Ceci dit, dans ses expériences en tant qu'artiste et auprès des gens qu'elle invitait à créer, Rhyne (1984 : citée dans Gérin, s.d.) constate que l'individu illustre naturellement des arrière-plans et des figures complètes, il a donc tendance à représenter la complétude des parties « invisibles ». L'art rend explicite l'implicite. En utilisant l'art comme passage entre l'inconscient et le conscient, les productions artistiques deviennent des messages, « rendus visibles », envoyés à leur propre créateur. Comme l'expéditeur et le receveur sont la même personne, les chances de percevoir le message complet sont plus que grandes. L'individu prend conscience du message existentiel de sa production (c'est ici que la pensée de Rhyne prend tout son sens) et parallèlement, à travers son expérience artistique qu'il généralise à sa vie quotidienne, il réalise à quel point la vision de l'être humain est biaisée par une perception sélective de sa réalité. Le créateur prend conscience de comment il perçoit généralement son quotidien et de comment ces perceptions sont affectées par sa personnalité, par son entièreté qui inclut sa psyché et ses influences inconscientes. Bref, la façon dont l'être humain sélectionne ce qu'il voit est directement liée à comment il pense et ressent. La corrélation devient frappante lorsqu'il utilise le matériel artistique pour exprimer ses perceptions. Rhyne (1984 : citée dans Gérin, s.d.) écrit :

La façon dont nous utilisons les lignes, les formes et les couleurs en relation les unes avec les autres et avec l'espace, nous indique comment nous organisons nos vies. La structure ou le manque de structure dans nos formes est en relation avec nos comportements dans des situations de vie. C'est en réalisant comment nous utilisons notre perception visuelle dans la création de formes d'art que nous pouvons prendre conscience de comment nous pouvons utiliser nos perceptions pour créer une vie plus intégrée. (p.5.)

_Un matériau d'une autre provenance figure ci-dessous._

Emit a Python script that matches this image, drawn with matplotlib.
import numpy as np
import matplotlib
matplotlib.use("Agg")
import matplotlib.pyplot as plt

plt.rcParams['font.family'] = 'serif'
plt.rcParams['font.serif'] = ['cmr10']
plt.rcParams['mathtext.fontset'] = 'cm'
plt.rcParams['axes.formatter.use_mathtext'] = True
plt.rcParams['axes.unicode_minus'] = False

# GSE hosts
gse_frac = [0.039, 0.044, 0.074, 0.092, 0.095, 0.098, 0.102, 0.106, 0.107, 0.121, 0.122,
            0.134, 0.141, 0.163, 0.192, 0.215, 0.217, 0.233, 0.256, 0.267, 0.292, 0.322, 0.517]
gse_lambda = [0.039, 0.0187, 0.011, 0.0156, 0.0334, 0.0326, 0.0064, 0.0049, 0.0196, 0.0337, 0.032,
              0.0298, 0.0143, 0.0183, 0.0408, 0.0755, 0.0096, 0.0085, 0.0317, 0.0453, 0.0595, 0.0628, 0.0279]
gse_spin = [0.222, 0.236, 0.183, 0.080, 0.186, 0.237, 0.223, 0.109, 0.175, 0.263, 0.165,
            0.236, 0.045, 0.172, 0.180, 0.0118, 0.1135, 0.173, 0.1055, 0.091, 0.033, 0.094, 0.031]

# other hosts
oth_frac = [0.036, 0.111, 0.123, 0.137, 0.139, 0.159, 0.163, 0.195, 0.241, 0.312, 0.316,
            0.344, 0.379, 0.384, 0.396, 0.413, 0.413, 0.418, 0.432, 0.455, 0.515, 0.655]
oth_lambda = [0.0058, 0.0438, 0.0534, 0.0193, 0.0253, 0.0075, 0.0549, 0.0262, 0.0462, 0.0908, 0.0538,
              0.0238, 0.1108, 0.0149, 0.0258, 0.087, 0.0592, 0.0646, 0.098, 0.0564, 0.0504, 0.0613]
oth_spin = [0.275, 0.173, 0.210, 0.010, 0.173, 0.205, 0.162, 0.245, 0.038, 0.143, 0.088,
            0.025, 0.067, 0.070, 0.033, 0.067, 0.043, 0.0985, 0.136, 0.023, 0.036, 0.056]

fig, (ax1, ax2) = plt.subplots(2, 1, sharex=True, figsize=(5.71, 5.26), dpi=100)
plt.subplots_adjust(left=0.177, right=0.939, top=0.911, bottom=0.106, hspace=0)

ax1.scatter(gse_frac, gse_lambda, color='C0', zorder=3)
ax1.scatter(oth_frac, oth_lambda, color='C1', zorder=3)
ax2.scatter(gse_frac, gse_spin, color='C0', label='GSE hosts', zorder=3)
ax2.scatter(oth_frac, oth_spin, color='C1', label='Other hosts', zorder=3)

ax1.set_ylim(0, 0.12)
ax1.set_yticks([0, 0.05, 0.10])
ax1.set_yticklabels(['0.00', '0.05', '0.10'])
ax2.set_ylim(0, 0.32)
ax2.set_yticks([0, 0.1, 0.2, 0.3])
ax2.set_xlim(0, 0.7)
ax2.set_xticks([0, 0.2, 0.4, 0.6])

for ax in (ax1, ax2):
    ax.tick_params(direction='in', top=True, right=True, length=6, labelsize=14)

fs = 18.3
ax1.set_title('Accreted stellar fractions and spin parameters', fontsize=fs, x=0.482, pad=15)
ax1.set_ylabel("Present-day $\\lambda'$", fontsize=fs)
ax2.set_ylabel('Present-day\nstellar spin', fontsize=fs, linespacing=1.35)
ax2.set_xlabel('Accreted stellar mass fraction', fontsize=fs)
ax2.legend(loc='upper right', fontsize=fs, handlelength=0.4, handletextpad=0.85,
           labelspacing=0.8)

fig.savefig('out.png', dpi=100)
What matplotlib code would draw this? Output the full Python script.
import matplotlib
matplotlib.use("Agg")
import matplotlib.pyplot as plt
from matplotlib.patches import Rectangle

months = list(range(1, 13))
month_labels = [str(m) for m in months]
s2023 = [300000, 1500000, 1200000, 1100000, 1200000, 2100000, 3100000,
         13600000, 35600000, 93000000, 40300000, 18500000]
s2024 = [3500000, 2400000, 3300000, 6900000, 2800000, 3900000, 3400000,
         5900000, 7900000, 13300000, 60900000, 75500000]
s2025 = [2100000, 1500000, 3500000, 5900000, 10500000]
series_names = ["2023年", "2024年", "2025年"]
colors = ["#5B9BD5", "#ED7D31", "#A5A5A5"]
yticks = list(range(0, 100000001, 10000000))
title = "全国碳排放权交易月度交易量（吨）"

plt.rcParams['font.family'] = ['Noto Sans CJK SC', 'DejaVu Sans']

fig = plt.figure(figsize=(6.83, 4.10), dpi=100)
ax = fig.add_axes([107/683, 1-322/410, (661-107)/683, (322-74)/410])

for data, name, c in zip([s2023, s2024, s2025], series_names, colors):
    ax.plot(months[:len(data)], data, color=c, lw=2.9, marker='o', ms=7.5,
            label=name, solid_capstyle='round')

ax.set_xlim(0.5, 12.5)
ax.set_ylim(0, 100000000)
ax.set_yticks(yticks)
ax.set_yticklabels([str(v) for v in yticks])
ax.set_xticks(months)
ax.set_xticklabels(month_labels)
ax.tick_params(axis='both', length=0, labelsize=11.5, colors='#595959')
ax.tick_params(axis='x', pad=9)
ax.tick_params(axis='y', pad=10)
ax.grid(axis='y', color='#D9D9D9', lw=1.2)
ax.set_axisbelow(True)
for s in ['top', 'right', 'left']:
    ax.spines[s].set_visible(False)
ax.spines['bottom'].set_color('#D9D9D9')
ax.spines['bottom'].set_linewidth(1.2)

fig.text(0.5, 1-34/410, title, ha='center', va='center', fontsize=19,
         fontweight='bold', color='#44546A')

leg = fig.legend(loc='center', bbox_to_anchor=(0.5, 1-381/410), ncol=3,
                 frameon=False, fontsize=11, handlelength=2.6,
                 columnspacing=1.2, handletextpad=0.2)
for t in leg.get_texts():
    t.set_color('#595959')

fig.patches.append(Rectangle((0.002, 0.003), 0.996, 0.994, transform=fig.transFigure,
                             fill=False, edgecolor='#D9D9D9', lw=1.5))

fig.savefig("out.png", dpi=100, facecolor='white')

En terminant, je tiens à vous féliciter d'avoir poursuivi votre lecture jusqu'ici, je suis consciente que ce blogue n'est pas une lecture facile. L'art-thérapie se vit plus aisément qu'elle ne s'explique. Venez expérimenter un processus art-thérapeutique et vous saisirez beaucoup mieux en quoi la loi "figure/fond" de l'approche gestaltiste contribue à ce que vos productions artistiques vous livrent leurs messages.

Sara Giard Pagé, A.T.P.Q.

Références :

Masquelier, G. (s.d.) Quʼest-ce que la Gestalt-thérapie ? [Document PDF]. Consulté le 14 avril 2016 à http://iqgt.ca/wordpress/wp-content/uploads/2014/07/Intro-EstCeQueLaGestalt-therapie_GMasquelier.pdf

Rhyne, J. (1984). Gestalt art experience. Monterey: Books/Cole. Traduction libre de Marie Gérin (s.d.) Quelle est l'expérience gestaltiste de l'art? (Chap.1, p.3-9). Texte inédit. Recueil de textes ATH 2001-Initiation à la pratique de l'art-thérapie (session automne 2013). Université du Québec en Abitibi-Témiscamingue.